Speaking as a millennial: open offices were there when we got there! If we did anything it was to keep hybrid/WFH arrangements where we could.

ghaff|2 years ago

I don't know. I'm certainly not a millennial and I've never had any real issue with ambient coffee shop or equivalent background when reading/working/etc. and I'm rarely putting earphones/headphones on or playing music in general. People probably just have different tolerances and types of tolerances for distraction--not sure how generational it is.

As I've said before, people here pine for private offices a lot but, in my experience, typical workplace private offices have tended to be door open by default absent private meetings/phone calls/some urgent deadline thing.

chaostheory|2 years ago

Even with the door open, it still blocks a lot of ambient sound. Sound also isn’t the only problem with open offices. The other problem is with visual distractions. It’s hard not to interrupt your work whenever the constant stream of people pass by, especially when they greet you

heavyset_go|2 years ago

The open office trend happened before millennials started having careers, open offices are always an economic choice. It's cheaper to cram more people into less space.

starttoaster|2 years ago

Hmm, I think it’s more a managerial thing than a millennial thing. I don’t know a single millennial that wants to sit in open floorplan offices. Just because something happened when our generation entered the workforce doesn’t mean we were the driving force for it. Maybe millennials also caused climate change, as far as I know that started becoming a recognized problem around the time we were born. Expensive housing is on us too.

wlonkly|2 years ago

I would definitely prefer good cubicles over open assigned desks. (I mean, with open desks or cubicles, I would ask the other person to stop slurping loudly.)

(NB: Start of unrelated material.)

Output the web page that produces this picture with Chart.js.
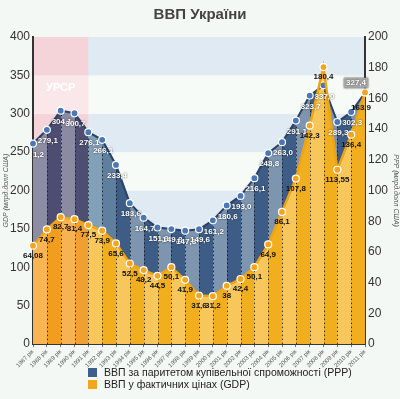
<!DOCTYPE html>
<html>
<head>
<meta charset="utf-8">
<script src="https://cdn.jsdelivr.net/npm/chart.js@4"></script>
<style>
  body { margin: 0; background: #f4f8f4; font-family: 'Liberation Sans', Arial, sans-serif; }
  #wrap { position: relative; width: 400px; height: 371px; }
  #legend { position: absolute; left: 88px; top: 366px; font-size: 10.5px; color: #222; }
  #legend div { height: 12px; line-height: 12px; white-space: nowrap; }
  #legend span { display: inline-block; width: 9px; height: 9px; margin-right: 7px; vertical-align: -1px; }
</style>
</head>
<body>
<div id="wrap"><canvas id="gdpChart"></canvas></div>
<div id="legend">
  <div><span style="background:#3d5f8a"></span>ВВП за паритетом купівельної спроможності (PPP)</div>
  <div><span style="background:#f1a71c"></span>ВВП у фактичних цінах (GDP)</div>
</div>
<script>
const years = [1987, 1988, 1989, 1990, 1991, 1992, 1993, 1994, 1995, 1996, 1997, 1998, 1999,
  2000, 2001, 2002, 2003, 2004, 2005, 2006, 2007, 2008, 2009, 2010, 2011];
const pppValues = [261.2, 279.1, 304.1, 300.7, 276.1, 266.1, 233.4, 183.6, 164.7, 151.9, 149.8, 147.8, 149.6,
  161.2, 180.6, 193.0, 216.1, 248.8, 263.0, 291.1, 323.7, 337.0, 289.3, 302.3, 327.4];
const gdpValues = [64.08, 74.7, 82.7, 81.4, 77.5, 73.9, 65.6, 52.5, 48.2, 44.5, 50.1, 41.9, 31.6,
  31.2, 38, 42.4, 50.1, 64.9, 86.1, 107.8, 142.3, 180.4, 113.55, 136.4, 163.9];
const leftTicks = [0, 50, 100, 150, 200, 250, 300, 350, 400];
const rightTicks = [0, 20, 40, 60, 80, 100, 120, 140, 160, 180, 200];
const sovietEnd = 4; // 1991

// column colours for the striped fills
const blueCols = ['#8c8ca4', '#4d4d72', '#8a8aa2', '#4e4e72', '#82a0b8', '#5f7f9f'];
const orangeCols = ['#f8b552', '#f19d1e', '#f7b352', '#f0a030'];
for (let i = blueCols.length; i < years.length; i++) blueCols.push(i % 2 ? '#7d95af' : '#3d5d86');
for (let i = orangeCols.length; i < years.length; i++) orangeCols.push(i % 2 ? '#f1ae1e' : '#f8c75c');

function stripes(cols) {
  return (ctx) => {
    const chart = ctx.chart;
    const area = chart.chartArea;
    const x = chart.scales.x;
    if (!area || !x) return cols[0];
    const w = area.right - area.left;
    const g = chart.ctx.createLinearGradient(area.left, 0, area.right, 0);
    for (let i = 0; i < years.length - 1; i++) {
      const a = Math.min(1, Math.max(0, (x.getPixelForValue(i) - area.left) / w));
      const b = Math.min(1, Math.max(0, (x.getPixelForValue(i + 1) - area.left) / w));
      g.addColorStop(a, cols[i]);
      g.addColorStop(b, cols[i]);
    }
    return g;
  };
}

const fmt = (v, fixed) => (fixed ? v.toFixed(1) : String(v)).replace('.', ',');

const backdrop = {
  id: 'backdrop',
  beforeDraw(chart) {
    const {ctx, chartArea: a, scales} = chart;
    const y = scales.y;
    ctx.save();
    for (let i = 0; i < leftTicks.length - 1; i++) {
      const top = y.getPixelForValue(leftTicks[i + 1]);
      const bot = y.getPixelForValue(leftTicks[i]);
      const blue = (leftTicks.length - 2 - i) % 2 === 0;
      ctx.fillStyle = blue ? '#e0eaf3' : '#f7fbf7';
      ctx.fillRect(a.left, top, a.right - a.left, bot - top);
      ctx.fillStyle = blue ? '#f4d4d8' : '#fae7e9';
      const xr = scales.x.getPixelForValue(sovietEnd);
      ctx.fillRect(a.left, top, xr - a.left, bot - top);
    }
    ctx.fillStyle = '#ffffff';
    ctx.font = 'bold 11px "Liberation Sans", Arial';
    ctx.textAlign = 'center';
    ctx.textBaseline = 'middle';
    ctx.fillText('УРСР', (a.left + scales.x.getPixelForValue(sovietEnd)) / 2, y.getPixelForValue(333));
    ctx.restore();
  }
};

const dots = {
  id: 'dots',
  beforeDatasetsDraw(chart) {
    const {ctx, chartArea: a} = chart;
    const p = chart.getDatasetMeta(0).data;
    const g = chart.getDatasetMeta(1).data;
    ctx.save();
    ctx.strokeStyle = 'rgba(25,25,25,0.85)';
    ctx.lineWidth = 1;
    ctx.setLineDash([1.5, 2.5]);
    for (let i = 1; i < p.length - 1; i++) {
      const xx = Math.round(p[i].x) + 0.5;
      ctx.beginPath();
      ctx.moveTo(xx, a.bottom);
      ctx.lineTo(xx, Math.min(p[i].y, g[i].y));
      ctx.stroke();
    }
    ctx.restore();
  }
};

const valueLabels = {
  id: 'valueLabels',
  afterDatasetsDraw(chart) {
    const {ctx, chartArea: a} = chart;
    const p = chart.getDatasetMeta(0).data;
    const g = chart.getDatasetMeta(1).data;
    ctx.save();
    ctx.font = 'bold 8px "Liberation Sans", Arial';
    ctx.textAlign = 'center';
    ctx.textBaseline = 'middle';
    ctx.save();
    ctx.beginPath();
    ctx.rect(a.left, 0, chart.width - a.left, chart.height);
    ctx.clip();
    p.forEach((pt, i) => {
      const txt = fmt(pppValues[i], true);
      if (i === p.length - 1) {
        const tw = ctx.measureText(txt).width + 4;
        ctx.fillStyle = '#a9a9a9';
        ctx.fillRect(pt.x - 9 - tw / 2, pt.y - 15, tw, 10);
        ctx.fillStyle = '#fff';
        ctx.fillText(txt, pt.x - 9, pt.y - 10);
        return;
      }
      ctx.shadowColor = 'rgba(0,0,0,0.7)';
      ctx.shadowBlur = 2;
      ctx.fillStyle = '#fff';
      ctx.fillText(txt, pt.x + 1, pt.y + 11);
    });
    ctx.restore();
    g.forEach((pt, i) => {
      const txt = fmt(gdpValues[i], false);
      ctx.fillStyle = '#111';
      const dx = i === g.length - 1 ? -4 : 0;
      const dy = i === g.length - 1 ? 15 : 10;
      ctx.fillText(txt, pt.x + dx, pt.y + dy);
    });
    ctx.restore();
  }
};

new Chart(document.getElementById('gdpChart'), {
  type: 'line',
  data: {
    labels: years.map(y => y + ' рік'),
    datasets: [{
      label: 'ВВП за паритетом купівельної спроможності (PPP)',
      data: pppValues,
      yAxisID: 'y',
      order: 2,
      fill: 'origin',
      backgroundColor: stripes(blueCols),
      borderColor: '#2b4266',
      borderWidth: 2,
      tension: 0,
      pointRadius: 3.5,
      pointBackgroundColor: '#4a78b6',
      pointBorderColor: '#ffffff',
      pointBorderWidth: 1.2
    }, {
      label: 'ВВП у фактичних цінах (GDP)',
      data: gdpValues,
      yAxisID: 'y1',
      order: 1,
      fill: 'origin',
      backgroundColor: stripes(orangeCols),
      borderColor: '#eea414',
      borderWidth: 2.5,
      tension: 0,
      pointRadius: 3.5,
      pointBackgroundColor: '#f4a51c',
      pointBorderColor: '#ffffff',
      pointBorderWidth: 1.2
    }]
  },
  options: {
    responsive: true,
    maintainAspectRatio: false,
    animation: false,
    layout: { padding: { top: 0, bottom: 1, left: 0, right: 0 } },
    plugins: {
      legend: { display: false },
      tooltip: { enabled: false },
      filler: { drawTime: 'beforeDatasetsDraw' },
      title: {
        display: true,
        text: 'ВВП України',
        color: '#444',
        font: { size: 15, weight: 'bold' },
        padding: { top: 6, bottom: 13 }
      }
    },
    scales: {
      x: {
        offset: false,
        grid: { drawOnChartArea: false, drawTicks: true, tickLength: 3, color: '#777' },
        border: { display: true, color: '#333', width: 2 },
        ticks: {
          autoSkip: false, minRotation: 45, maxRotation: 45,
          color: '#555', font: { size: 6 }, padding: 1
        }
      },
      y: {
        position: 'left',
        min: 0, max: 400,
        afterBuildTicks: s => { s.ticks = leftTicks.map(v => ({ value: v })); },
        afterFit: s => { s.width = 33; },
        grid: { drawOnChartArea: false, drawTicks: false },
        border: { display: true, color: '#333', width: 2 },
        ticks: { color: '#333', font: { size: 12 }, padding: 3 },
        title: { display: true, text: 'GDP (млрд.долл США)', color: '#555', font: { size: 7, style: 'italic' }, padding: { top: 2, bottom: 0 } }
      },
      y1: {
        position: 'right',
        min: 0, max: 200,
        afterBuildTicks: s => { s.ticks = rightTicks.map(v => ({ value: v })); },
        afterFit: s => { s.width = 35; },
        grid: { drawOnChartArea: false, drawTicks: false },
        border: { display: true, color: '#333', width: 2 },
        ticks: { color: '#333', font: { size: 12 }, padding: 3 },
        title: { display: true, text: 'PPP (млрд.долл США)', color: '#555', font: { size: 7, style: 'italic' }, padding: 0 }
      }
    }
  },
  plugins: [backdrop, dots, valueLabels]
});
</script>
</body>
</html>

But "good" is the key there. I worked at an office in 2001 which had a cubicle system that was probably only a year or two old. The desks were wood (probably veneer) with nice big keyboard shelves, as was the style at the time. The panels were either grey metal or red fabric, and they stepped up and down so that beside your close coworker there might be only a 4' wall, and then a 6' wall to the "hallway".

Immediately after that, through an acquisition, we were in an office whose cubicles were probably from the 80s, and they were all 6' well-worn beige fabric panels, which despite being private and relatively quiet were just so ugly and energy-draining.

chaostheory|2 years ago

It’s more a new way to cut costs further. Plenty of boomer leadership hopped on the open office trend despite plummeting employee productivity and satisfaction

sitkack|2 years ago

It has absolutely nothing to do with millennials.

derefr|2 years ago

> To be fair, cubes weren't any better.

Cubes, with hot-desking, is pretty great actually. IBM has it in their drop-in “business centers” for WFH employees.

xemdetia|2 years ago

I unironically miss my cube. They were natural sound breaks and sound absorbing so you could talk and not intrude horrifically on people adjacent. I had a place for my things so I didn't have to shuttle them in and out every day. I had a phone that worked, an Ethernet jack that was not temperamental, and a whiteboard that was ready to go. I also had a few different ways I could sit at my cube so I wouldn't get the same pains I get sitting in an open office plan because there is no way to customize anything for comfort in many cases. I have seriously considered packing a drill and a set of bits to tear off idiot things like keyboard trays (when nobody has an external keyboard) but I am resisting only just.

In a moment of clarity the real thing about open office plans is that most times when you show up it has the vibe of a floor being fired and everyone's desk wiped clean. There are no remnants of those who are there, no photos of family or the odd dollar store fun thing that kicks around a desk, every desk is wiped clean more austere than a hospital room.